I was part of the criminal underworld for... three decades, since my early teens, in Brooklyn, New York. More specifically I was an associate of the Gambino Crime Family with blood ties to Cosa Nostra in Sicily. I’m speaking in the past tense because those days are long behind me. I made a decision to turn my back on the Mafia. I betrayed the unspoken oath I had taken as a teenage criminal on the rough and tumble streets of Brooklyn, to never rat out anyone, not even your enemy...


Not many of you, I bet, have experienced a full-cavity strip search. I certainly haven't.



Well, "Mr. Fitzgerald," author of The Untold Story of A Top Echelon Informant: What the Government is Hiding and Protecting (a 12-page story available on Amazon Kindle priced at $2.99), excerpted above, writes of strip searches, among other things.

He estimates he's gone through full strip and cavity searches "hundreds of times."




Mr. Fitzgerald is a pseudonym; the writer of this story tells us he was a Gambino crime family associate. If you are fascinated by some of the sharpest real-life criminals, you'd be interested in checking Mr. Fitzgerald's narrative out.

He describes the pecking order in prison as such:

(It's) how we knew who we could socialize with and who we had to watch our backs around.... the blue-collar criminals, such as the bank robbers, were on top of the pecking order. Bank robbers were regarded as true hardcore criminals. They were not your common criminals they were professional, organized criminals and committed more complex crimes....
Now the thing with any kind of memoir by an anonymous author is you wonder a.) is he really who he says he is and b.) is what he says worth the price?

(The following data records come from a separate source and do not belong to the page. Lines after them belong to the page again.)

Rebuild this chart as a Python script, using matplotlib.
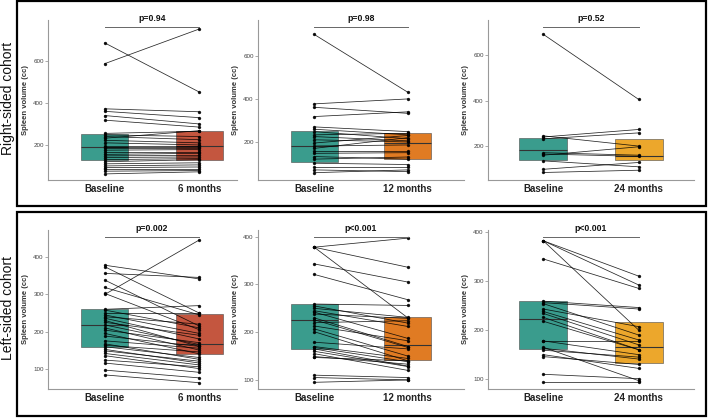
import matplotlib
matplotlib.use("Agg")
import matplotlib.pyplot as plt
from matplotlib.patches import Rectangle

plt.rcParams["font.family"] = ["Liberation Sans", "DejaVu Sans"]

W, H = 710, 418

# ---- data (spleen volume, cc) ----
cohorts = ["Right-sided cohort", "Left-sided cohort"]
followups = ["6 months", "12 months", "24 months"]

# right-sided cohort
r6_base = [686, 587, 372, 360, 340, 318, 255, 248, 240, 232, 222, 210, 195, 190,
           185, 175, 165, 155, 148, 140, 130, 120, 110, 100, 92, 85, 75, 62]
r6_fu = [452, 752, 358, 330, 300, 285, 265, 240, 225, 268, 210, 200, 195, 190,
         185, 178, 165, 160, 150, 143, 135, 130, 115, 105, 95, 85, 78, 72]
r12_base = [700, 377, 361, 318, 270, 259, 248, 233, 225, 210, 195, 181, 170, 160,
            147, 132, 120, 101, 85, 70, 57]
r12_fu = [431, 400, 333, 340, 248, 233, 215, 240, 205, 200, 230, 186, 220, 160,
          150, 120, 130, 95, 85, 62, 70]
r24_base = [691, 245, 240, 232, 171, 165, 160, 135, 98, 84]
r24_fu = [405, 200, 273, 258, 160, 155, 197, 109, 128, 94]

# left-sided cohort
l6_base = [379, 375, 357, 339, 319, 300, 303, 260, 258, 250, 245, 240, 236, 230, 225, 218,
           210, 204, 195, 188, 175, 167, 163, 159, 152, 148, 141, 135, 123, 115, 96, 83]
l6_fu = [342, 250, 346, 215, 245, 447, 205, 270, 210, 250, 195, 220, 180, 160, 190, 165,
         150, 170, 140, 160, 155, 125, 145, 130, 115, 120, 110, 100, 105, 90, 75, 62]
l12_base = [378, 378, 378, 343, 321, 259, 255, 250, 245, 242, 238, 230, 226, 220,
            213, 207, 201, 179, 170, 168, 165, 160, 155, 149, 147, 110, 105, 95]
l12_fu = [397, 336, 230, 305, 268, 256, 219, 231, 212, 187, 229, 170, 168, 224,
          182, 150, 140, 165, 145, 138, 129, 128, 120, 133, 140, 105, 100, 100]
l24_base = [382, 382, 382, 345, 259, 256, 254, 243, 238, 234, 226, 218, 178, 178,
            165, 163, 159, 150, 146, 110, 95]
l24_fu = [310, 292, 200, 285, 246, 243, 190, 207, 180, 170, 160, 160, 178, 150,
          97, 141, 145, 122, 130, 101, 95]

# box stats (q1, median, q3) for baseline and follow-up
box_base = [[(127, 190, 251), (108, 181, 251), (141, 182, 237)],
            [(159, 218, 260), (164, 226, 259), (161, 222, 259)]]
box_fu = [[(130, 195, 267), (120, 197, 243), (138, 156, 229)],
          [(140, 166, 247), (142, 173, 231), (134, 166, 216)]]

p_values = [["p=0.94", "p=0.98", "p=0.52"],
            ["p=0.002", "p<0.001", "p<0.001"]]

pairs = [[(r6_base, r6_fu), (r12_base, r12_fu), (r24_base, r24_fu)],
         [(l6_base, l6_fu), (l12_base, l12_fu), (l24_base, l24_fu)]]

yticks = [[[200, 400, 600], [200, 400, 600], [200, 400, 600]],
          [[100, 200, 300, 400], [100, 200, 300, 400], [100, 200, 300, 400]]]

# ---- layout / styling ----
base_color = "#3a9c8d"
fu_colors = ["#c4563f", "#e07b23", "#eca72c"]

ylims = [[(33, 795), (23, 767), (51, 754)],
         [(45, 474), (81, 414), (80, 404)]]
bracket_y = [[762, 733, 723], [454, 399, 389]]
xlims = [(-0.6, 1.4), (-0.6, 1.6), (-0.58, 1.58)]
cols_px = [(48, 237), (258, 464), (488, 694)]
rows_px = [(20, 180), (230, 389)]

fig = plt.figure(figsize=(W / 100, H / 100), dpi=100)

# frames around each cohort
for top, bot in [(1, 206), (212, 416)]:
    fig.add_artist(Rectangle((17 / W, 1 - bot / H), (706 - 17) / W, (bot - top) / H,
                             transform=fig.transFigure, fill=False,
                             edgecolor="black", linewidth=1.6))

for r in range(2):
    top, bot = rows_px[r]
    fig.text(8.5 / W, 1 - ((top + bot) / 2 - 2) / H, cohorts[r], rotation=90,
             ha="center", va="center", fontsize=10, color="#111")
    for c in range(3):
        left, right = cols_px[c]
        ax = fig.add_axes([left / W, 1 - bot / H, (right - left) / W, (bot - top) / H])
        base, fu = pairs[r][c]

        # boxes (IQR + median), behind the paired lines
        for x, (q1, med, q3), col in [(0, box_base[r][c], base_color),
                                      (1, box_fu[r][c], fu_colors[c])]:
            ax.bar(x, q3 - q1, bottom=q1, width=0.5, color=col,
                   edgecolor="#4a4a4a", linewidth=0.4, zorder=1)
            ax.hlines(med, x - 0.25, x + 0.25, color="#333333", linewidth=0.8, zorder=2)

        for b, f in zip(base, fu):
            ax.plot([0, 1], [b, f], color="black", linewidth=0.55, alpha=0.85,
                    marker="o", markersize=1.4, zorder=3)

        # significance bracket
        py = bracket_y[r][c]
        ax.plot([0, 1], [py, py], color="#666666", linewidth=0.7, zorder=3)
        ax.annotate(p_values[r][c], (0.5, py), xytext=(0, 3), textcoords="offset points",
                    ha="center", va="bottom", fontsize=6.2, fontweight="bold", color="#111")

        ax.set_xlim(*xlims[c])
        ax.set_ylim(*ylims[r][c])
        ax.set_xticks([0, 1])
        ax.set_xticklabels(["Baseline", followups[c]], fontsize=7, fontweight="bold",
                           color="#222")
        ax.set_yticks(yticks[r][c])
        ax.tick_params(axis="y", labelsize=4.5, length=2, width=0.5, color="#888",
                       labelcolor="#444", pad=1)
        ax.tick_params(axis="x", length=0, pad=3)
        ax.set_ylabel("Spleen volume (cc)", fontsize=5.5, fontweight="bold",
                      color="#333", labelpad=3)
        for s in ["top", "right"]:
            ax.spines[s].set_visible(False)
        for s in ["left", "bottom"]:
            ax.spines[s].set_color("#999999")
            ax.spines[s].set_linewidth(0.8)

fig.savefig("out.png", dpi=100)
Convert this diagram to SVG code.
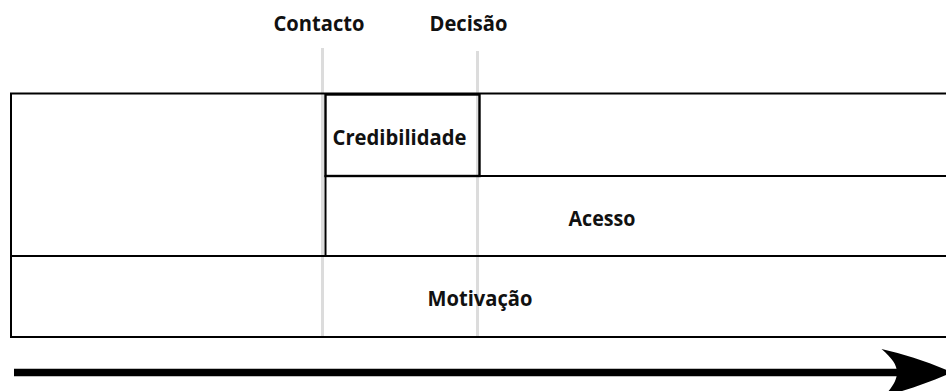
<svg xmlns="http://www.w3.org/2000/svg" width="946" height="391" viewBox="0 0 946 391">
<style>
.lbl{font-family:"Open Sans","Liberation Sans",sans-serif;font-weight:700;font-size:21px;fill:#111}
.edge{stroke:#000;stroke-width:2;fill:none}
.mile{stroke:#dcdcdc;stroke-width:3;fill:none}
</style>
<rect width="946" height="391" fill="#fff"/>
<g id="milestones">
<line class="mile" x1="322.5" y1="48" x2="322.5" y2="337"/>
<line class="mile" x1="477.5" y1="51" x2="477.5" y2="337"/>
<text class="lbl" x="273.5" y="30.5" textLength="91" lengthAdjust="spacingAndGlyphs">Contacto</text>
<text class="lbl" x="429.5" y="30.5" textLength="78" lengthAdjust="spacingAndGlyphs">Decisão</text>
</g>
<g id="outer">
<path class="edge" d="M946 93.5H11V337H946"/>
</g>
<g id="motivacao">
<line class="edge" x1="11" y1="256" x2="946" y2="256"/>
<text class="lbl" x="427.5" y="305.5" textLength="105" lengthAdjust="spacingAndGlyphs">Motivação</text>
</g>
<g id="acesso">
<path class="edge" d="M946 176H325.5V256"/>
<text class="lbl" x="568.5" y="226" textLength="67" lengthAdjust="spacingAndGlyphs">Acesso</text>
</g>
<g id="credibilidade">
<rect class="edge" x="325.5" y="94.5" width="154" height="81.5" style="stroke-width:2.4"/>
<text class="lbl" x="332.5" y="145" textLength="134" lengthAdjust="spacingAndGlyphs">Credibilidade</text>
</g>
<g id="connectors">
<line x1="14" y1="372.4" x2="900" y2="372.4" stroke="#000" stroke-width="7.5"/>
<path d="M952 372.4 C928 362 905 354 881.5 349 C892 358 897 365 897 372.4 C897 380 892 388 884 396 C908 390 930 382 952 372.4Z" fill="#000"/>
</g>
</svg>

We will answer those questions as best we can.

First off, he is indeed a former Gambino crime family associate. Without a doubt. (In other words, we know the author's real name.)

As for the value of the information -- that depends on what interests you. This story touches on several interesting topics and examines two high-profile unsolved crimes -- or rather one murder (of a mob boss), as well as the identity of one of the world's most infamous anonymous criminals.

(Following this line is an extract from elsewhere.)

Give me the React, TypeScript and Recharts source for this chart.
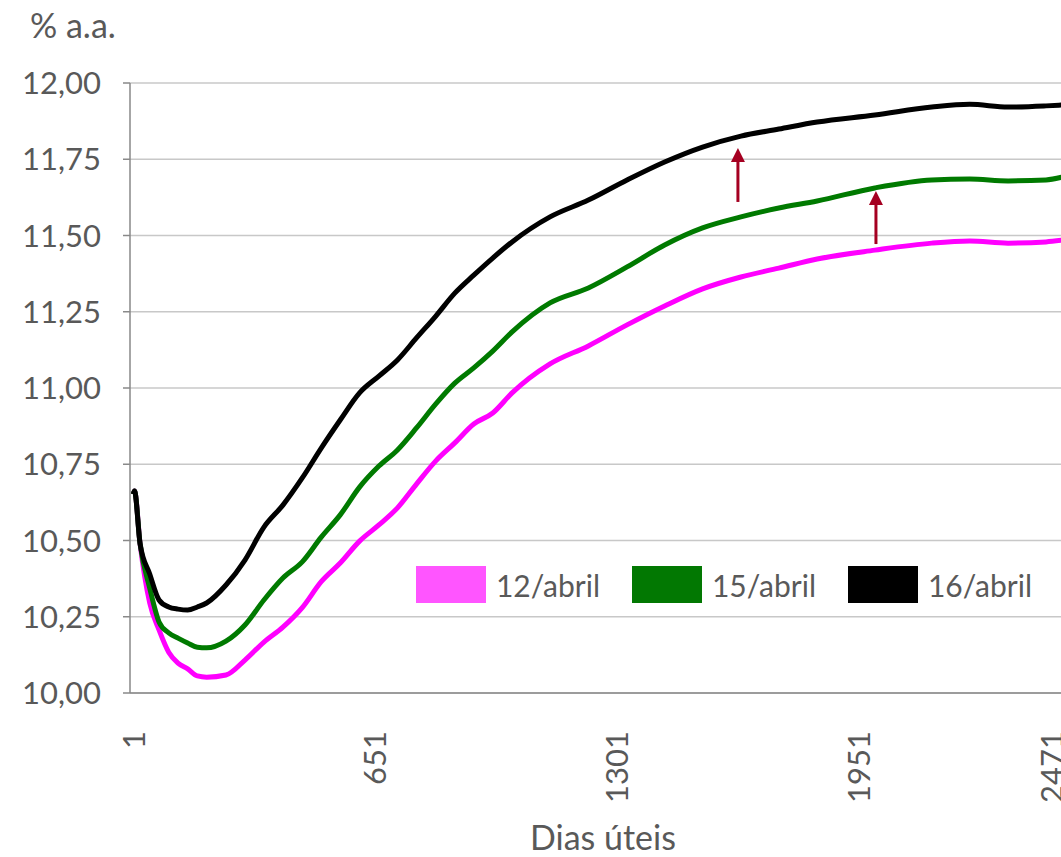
import React from "react";
import {
  LineChart,
  Line,
  XAxis,
  YAxis,
  CartesianGrid,
  Legend,
  ReferenceLine,
} from "recharts";

// dias úteis (eixo x) e taxas (% a.a.)
const days = [
  1, 4, 19, 45, 70, 96, 121, 147, 173, 198, 250, 301, 352, 403, 455, 506, 557,
  609, 661, 711, 762, 814, 865, 916, 967, 1019, 1121, 1224, 1328, 1429, 1531,
  1634, 1736, 1839, 1994, 2147, 2249, 2352, 2454, 2500,
];

const rate12 = [
  10.652, 10.662, 10.49, 10.295, 10.207, 10.134, 10.098, 10.079, 10.056,
  10.052, 10.059, 10.108, 10.167, 10.216, 10.28, 10.365, 10.426, 10.498,
  10.551, 10.607, 10.685, 10.761, 10.82, 10.882, 10.918, 10.984, 11.079,
  11.138, 11.207, 11.269, 11.325, 11.364, 11.393, 11.423, 11.452, 11.475,
  11.482, 11.475, 11.479, 11.485,
];

const rate15 = [
  10.652, 10.662, 10.49, 10.344, 10.233, 10.197, 10.18, 10.164, 10.15, 10.148,
  10.17, 10.223, 10.305, 10.377, 10.43, 10.511, 10.584, 10.675, 10.744,
  10.797, 10.869, 10.948, 11.016, 11.066, 11.121, 11.184, 11.279, 11.328,
  11.397, 11.469, 11.525, 11.561, 11.59, 11.613, 11.656, 11.682, 11.685,
  11.679, 11.682, 11.692,
];

const rate16 = [
  10.652, 10.662, 10.49, 10.39, 10.305, 10.282, 10.275, 10.272, 10.282,
  10.295, 10.354, 10.436, 10.544, 10.616, 10.705, 10.803, 10.895, 10.984,
  11.039, 11.092, 11.164, 11.236, 11.311, 11.37, 11.426, 11.479, 11.561,
  11.616, 11.682, 11.741, 11.79, 11.826, 11.849, 11.872, 11.895, 11.921,
  11.93, 11.921, 11.925, 11.928,
];

const seriesNames = ["12/abril", "15/abril", "16/abril"];
const lineColors = ["#ff00ff", "#007a00", "#000000"];
const swatchColors = ["#ff55ff", "#027802", "#000000"];

const xTicks = [1, 651, 1301, 1951, 2471];
const yTicks = [10, 10.25, 10.5, 10.75, 11, 11.25, 11.5, 11.75, 12];

// setas (dia, taxa inicial, taxa final)
const arrowDays = [1626, 1997];
const arrowFrom = [11.61, 11.472];
const arrowTo = [11.787, 11.646];

const FONT = "Lato, 'Open Sans', sans-serif";
const TEXT = "#595959";

const data = days.map((d, i) => ({
  dia: d,
  a12: rate12[i],
  a15: rate15[i],
  a16: rate16[i],
}));

const keys = ["a12", "a15", "a16"];

function fmt(v: number) {
  return v.toFixed(2).replace(".", ",");
}

function XTick(props: any) {
  const { x, y, payload } = props;
  return (
    <g transform={`translate(${x},${y})`}>
      <text
        transform="rotate(-90)"
        x={-30}
        y={0}
        dy="0.36em"
        textAnchor="end"
        fill={TEXT}
        fontSize={31}
        fontFamily={FONT}
      >
        {payload.value}
      </text>
    </g>
  );
}

function renderLegend() {
  return (
    <div style={{ display: "flex", fontFamily: FONT }}>
      {seriesNames.map((name, i) => (
        <div key={name} style={{ display: "flex", alignItems: "center", width: 216 }}>
          <div style={{ width: 70, height: 37, background: swatchColors[i] }} />
          <div
            style={{
              width: 124,
              textAlign: "center",
              fontSize: 30,
              color: TEXT,
            }}
          >
            {name}
          </div>
        </div>
      ))}
    </div>
  );
}

function arrowShape(p: any) {
  const { x1, y1, x2, y2 } = p;
  return (
    <g>
      <line x1={x1} y1={y1} x2={x2} y2={y2 + 12} stroke="#a50021" strokeWidth={3} />
      <polygon
        points={`${x2},${y2} ${x2 - 7},${y2 + 14} ${x2 + 7},${y2 + 14}`}
        fill="#a50021"
      />
    </g>
  );
}

export default function App() {
  return (
    <div
      style={{
        position: "absolute",
        top: 0,
        left: 0,
        width: 1061,
        height: 857,
        overflow: "hidden",
        background: "#fff",
      }}
    >
      <LineChart
        width={1090}
        height={857}
        data={data}
        margin={{ top: 83, right: 15, left: 0, bottom: 0 }}
      >
        <CartesianGrid vertical={false} stroke="#c8c8c8" strokeWidth={1.5} />
        <XAxis
          dataKey="dia"
          type="number"
          domain={[-8, 2532]}
          allowDataOverflow
          ticks={xTicks}
          interval={0}
          height={164}
          tickLine={false}
          axisLine={{ stroke: "#898989", strokeWidth: 1.5 }}
          tick={<XTick />}
          label={{
            content: () => (
              <text
                x={603}
                y={850}
                textAnchor="middle"
                fill={TEXT}
                fontSize={34}
                fontFamily={FONT}
              >
                Dias úteis
              </text>
            ),
          }}
        />
        <YAxis
          type="number"
          domain={[10, 12]}
          ticks={yTicks}
          interval={0}
          width={130}
          tickSize={7}
          tickMargin={22}
          tickFormatter={fmt}
          axisLine={{ stroke: "#898989", strokeWidth: 1.5 }}
          tickLine={{ stroke: "#898989", strokeWidth: 1.5 }}
          tick={{ fill: TEXT, fontSize: 31, fontFamily: FONT }}
          label={{
            content: () => (
              <text x={30} y={38} fill={TEXT} fontSize={34} fontFamily={FONT}>
                % a.a.
              </text>
            ),
          }}
        />
        <Legend
          layout="horizontal"
          verticalAlign="middle"
          align="center"
          content={renderLegend}
          wrapperStyle={{ left: 416, top: 566, width: 660 }}
        />
        {keys.map((k, i) => (
          <Line
            key={k}
            dataKey={k}
            name={seriesNames[i]}
            type="monotone"
            stroke={lineColors[i]}
            strokeWidth={5}
            dot={false}
            activeDot={false}
            isAnimationActive={false}
          />
        ))}
        {arrowDays.map((d, i) => (
          <ReferenceLine
            key={d}
            segment={[
              { x: d, y: arrowFrom[i] },
              { x: d, y: arrowTo[i] },
            ]}
            shape={arrowShape}
          />
        ))}
      </LineChart>
    </div>
  );
}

Using information he knows combined with what he learned in the witness unit of prison, Fitzgerald offers some tantalizing details In addition, we learn about life inside the witness protection unit of prison (and believe it or not, the living conditions are actually worse than they are in general population).

Fitzgerald knows a few things about the criminal world that most of us "citizens" don't know, so when he meets Steve "The Rifleman" Flemmi, we get a bit more details in a compact piece of writing:

I heard a lot about Flemmi over the years; he was a notorious criminal from the Boston Irish Mob, Winter Hill Gang. Flemmi was not only a high-ranking member of the Winter Hill Gang, but he was a government informant since 1965. His partner in crime was Jimmy "Whitey" Bulger a criminal from the Boston underworld and also a Top Echelon informant. Flemmi was the sidekick on paper, but those close to them will tell you Flemmi was the brains and could outsmart the best of them....

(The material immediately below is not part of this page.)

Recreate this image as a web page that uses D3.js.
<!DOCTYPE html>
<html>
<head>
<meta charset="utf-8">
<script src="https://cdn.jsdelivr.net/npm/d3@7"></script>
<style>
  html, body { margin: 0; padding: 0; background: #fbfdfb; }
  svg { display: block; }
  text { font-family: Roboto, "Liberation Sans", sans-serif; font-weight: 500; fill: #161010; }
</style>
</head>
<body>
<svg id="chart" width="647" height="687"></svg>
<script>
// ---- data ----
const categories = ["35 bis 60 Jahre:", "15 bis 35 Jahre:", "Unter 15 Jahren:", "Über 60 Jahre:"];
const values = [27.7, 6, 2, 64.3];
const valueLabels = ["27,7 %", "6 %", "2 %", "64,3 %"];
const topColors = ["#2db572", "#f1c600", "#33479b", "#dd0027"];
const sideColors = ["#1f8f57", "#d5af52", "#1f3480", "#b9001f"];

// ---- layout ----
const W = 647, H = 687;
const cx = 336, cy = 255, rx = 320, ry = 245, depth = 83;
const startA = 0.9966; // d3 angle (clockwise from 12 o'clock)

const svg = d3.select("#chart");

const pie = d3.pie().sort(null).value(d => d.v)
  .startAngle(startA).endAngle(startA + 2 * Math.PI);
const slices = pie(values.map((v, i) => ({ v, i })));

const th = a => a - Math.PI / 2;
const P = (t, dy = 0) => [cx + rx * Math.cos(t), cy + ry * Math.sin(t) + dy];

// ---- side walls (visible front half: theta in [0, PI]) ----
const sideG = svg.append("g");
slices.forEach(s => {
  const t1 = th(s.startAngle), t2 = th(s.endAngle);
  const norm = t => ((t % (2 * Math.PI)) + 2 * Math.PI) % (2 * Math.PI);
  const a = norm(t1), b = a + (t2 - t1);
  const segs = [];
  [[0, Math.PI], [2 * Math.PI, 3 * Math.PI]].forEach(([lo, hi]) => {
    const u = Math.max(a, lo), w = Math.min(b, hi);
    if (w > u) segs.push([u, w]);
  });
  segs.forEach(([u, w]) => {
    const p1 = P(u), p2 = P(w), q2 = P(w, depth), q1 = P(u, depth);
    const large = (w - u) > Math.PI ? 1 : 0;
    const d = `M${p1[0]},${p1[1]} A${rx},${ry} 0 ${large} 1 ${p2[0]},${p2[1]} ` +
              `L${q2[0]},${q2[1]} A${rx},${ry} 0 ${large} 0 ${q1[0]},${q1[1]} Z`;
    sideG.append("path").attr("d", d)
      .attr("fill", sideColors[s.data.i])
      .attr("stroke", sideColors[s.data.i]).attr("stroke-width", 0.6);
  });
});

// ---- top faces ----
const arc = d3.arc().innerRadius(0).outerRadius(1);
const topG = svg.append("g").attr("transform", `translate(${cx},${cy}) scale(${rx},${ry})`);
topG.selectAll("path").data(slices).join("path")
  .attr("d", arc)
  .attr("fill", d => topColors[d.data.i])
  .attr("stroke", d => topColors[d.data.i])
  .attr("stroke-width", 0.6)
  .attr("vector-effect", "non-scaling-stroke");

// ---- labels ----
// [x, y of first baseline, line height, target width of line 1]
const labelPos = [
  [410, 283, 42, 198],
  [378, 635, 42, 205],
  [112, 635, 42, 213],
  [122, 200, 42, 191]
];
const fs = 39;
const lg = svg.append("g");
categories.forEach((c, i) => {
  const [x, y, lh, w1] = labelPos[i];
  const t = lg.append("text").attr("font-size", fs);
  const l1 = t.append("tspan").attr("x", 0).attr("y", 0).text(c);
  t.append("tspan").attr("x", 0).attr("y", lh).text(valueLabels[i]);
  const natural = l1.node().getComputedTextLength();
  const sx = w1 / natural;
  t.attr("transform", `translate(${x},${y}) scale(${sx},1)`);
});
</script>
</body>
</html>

A  couple of key topics this story addresses is the question of not who killed Joseph Colombo, but the more important question of why..... Next, we are provided with some interesting insight into an old-time criminal who pulled off one of the greatest unsolved heists. (And by the way, did you know that D.B. Cooper was not even his name?)

"Fitzy" has established an excellent platform from which he can write an ongoing number of stories, and if they're all of this caliber, I'd buy them.